Nous n’avons aucune envie de spéculer sur le but de ces quêtes, peut être avons-nous raté une grande fête religieuse (ce qui parait peu probable tant elles peuvent être d’une ampleur considérable) ou une autre raison qui puisse l’expliquer ? Quoi qu’il en soit, c’est un phénomène que nous n’avons retrouvé nulle part ailleurs en Birmanie, même pas à Bagan qui est l’un des lieux les plus saints du bouddhisme birmans.

Notre sentiment, vous l’aurez compris, est que c’est toute une région qui finance le délire égocentrique et mégalomaniaque d’un seul homme voulant laisser sa trace dans l’histoire.
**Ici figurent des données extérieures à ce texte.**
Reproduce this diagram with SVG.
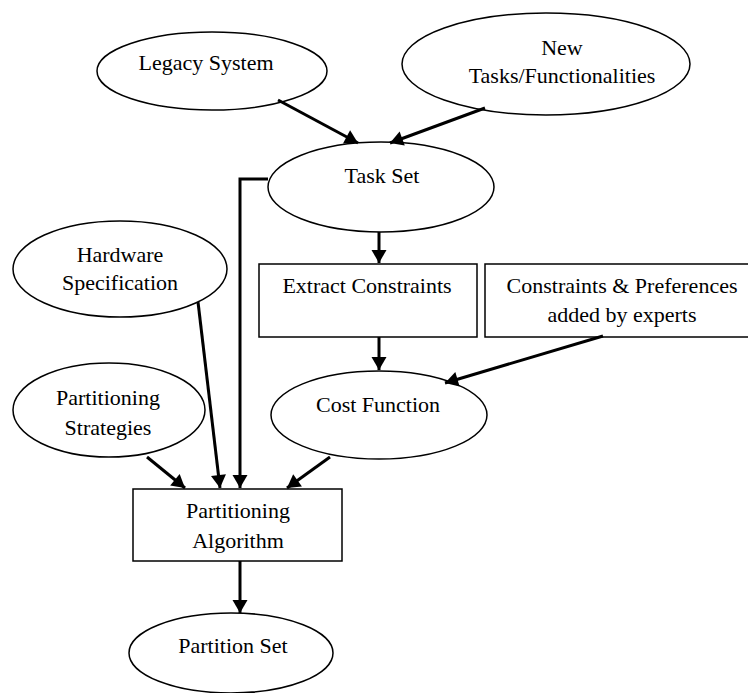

Les birmans ont un bouddhisme très exubérant où lieux saints, reliques, or ont une place prédominante dans l’imaginaire. Le nombre de pagode est tout simplement incalculable. Partout où l’on pose regard, on peut y voir une pagode si ce n’est 5, 10 ou 30, et pour la plupart de construction récente. Leur nombre est à l’égal du retard accumulé par le pays en infrastructures  et de la pauvreté de ses habitants.

 La junte, encore au pouvoir, a fait main basse sur les richesses naturelles présentent en nombre sur le sol birman (gaz, pétrole, pierres précieuses en tout genres, bois précieux…). On est en droit de se demander si les moines ne prennent pas, via ces quêtes permanentes, le peu restant des maigres revenus amassés au prix d’un dur labeur.